ニュースのポイント
日本企業による海外企業の合併や買収(
M&A=Mergers and Acquisitions)が急増して、初めて年10兆円を超えました。人口が減っていく国内市場では大きな成長は望めないため、海外の成長を取り込もうという動きです。損害保険会社も生命保険会社も、メガバンクや総合商社、メーカーも、競うように海外でのM&Aを進めています。(編集長・木之本敬介)
今日取り上げるのは、総合面(3面)の「海外へのM&A 年10兆円を突破/日本企業、国内先細りで」です。
記事の内容は――2015年の日本企業による海外企業のM&Aが11月9日現在で初めて年間10兆円を超えた。14年通年の約1.7倍の勢いで、9年ぶりに過去最高を更新した(M&A助言会社レコフ調べ)。人口減で国内市場の先細りが見込まれるなか、企業は業績改善で豊富になった手元資金を使い、海外の成長市場を取り込もうとしている。地域別では、北米が4兆527億円と4割を占め、欧州の2兆7617億円、アジアの1兆9872億円と続いた。目立つのは主に国内の顧客を対象にしていた生命保険会社や損害保険会社の動き。損保最大手の東京海上ホールディングスは米中堅保険会社、明治安田生命保険も米中堅生保の買収を発表、買収金額上位10社のうち4社を生損保が占めた。伊藤忠商事はタイの財閥企業と組み、中国最大の国有企業グループ「中国中信集団」の中核企業の株式を取得する。
(東京本社発行の朝日新聞朝刊最終版から)
就活アドバイス
2014年の日本企業による海外企業のM&Aの件数は557件で過去最多でした。2015年は金額も大きく伸び、過去最高だった2006年の8兆6090億円を上回りました。財務省によると、14年度に企業がため込んでいる内部留保は約403兆円で、2009年より約103兆円増えました。安倍政権は国内の景気を良くして雇用を増やすため、企業に国内で積極的に投資するように求めています。しかし、国内企業同士のM&Aは低調で、レコフの調べでは2015年9日現在で3兆1029億円でした。
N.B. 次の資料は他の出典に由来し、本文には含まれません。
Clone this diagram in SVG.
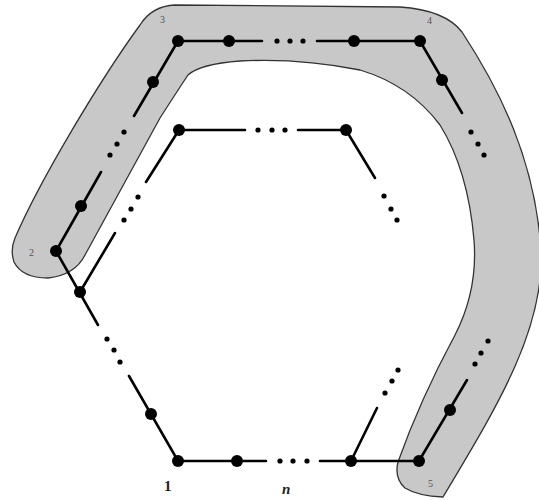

企業は資金に余裕ができると、M&Aなどの投資でさらに事業を拡大しようとします。ただ、企業は必ずしも政府の思惑どおりには動かず、海外に積極投資している構図です。なぜだかわかりますか? 日本は少子高齢化が進み、これからも人口減少が続きます。縮小する市場にお金を投じるよりも、成長市場に投じたほうが果実を得られる可能性が高いからです。だから、各企業は巨大市場の米国や、高い成長が見込めるアジアの企業のM&Aに積極的なのです。
東京海上ホールディングスなど大手損保、生保、メガバンクなど金融機関の海外展開については、6月11日の今日の朝刊「東京海上が大型買収 金融機関の海外展開、なぜ?」でも書きました。こちらも読んでみてください。
金融機関だけではありません。昨年は、サントリーホールディングス(HD)が米蒸留酒大手「 ビーム社」に総額160億ドル(約1兆6500億円)を投じた大型買収が話題になりました。あなたが目指す業界、会社の海外でのM&Aの実績を調べてみましょう。
こうした企業の動きを押さえるには、日本の人口減少、新興国の人口増加や高い成長率、中間層の増加といった世の中の大きな流れや背景を理解しておくことが大切ですよ。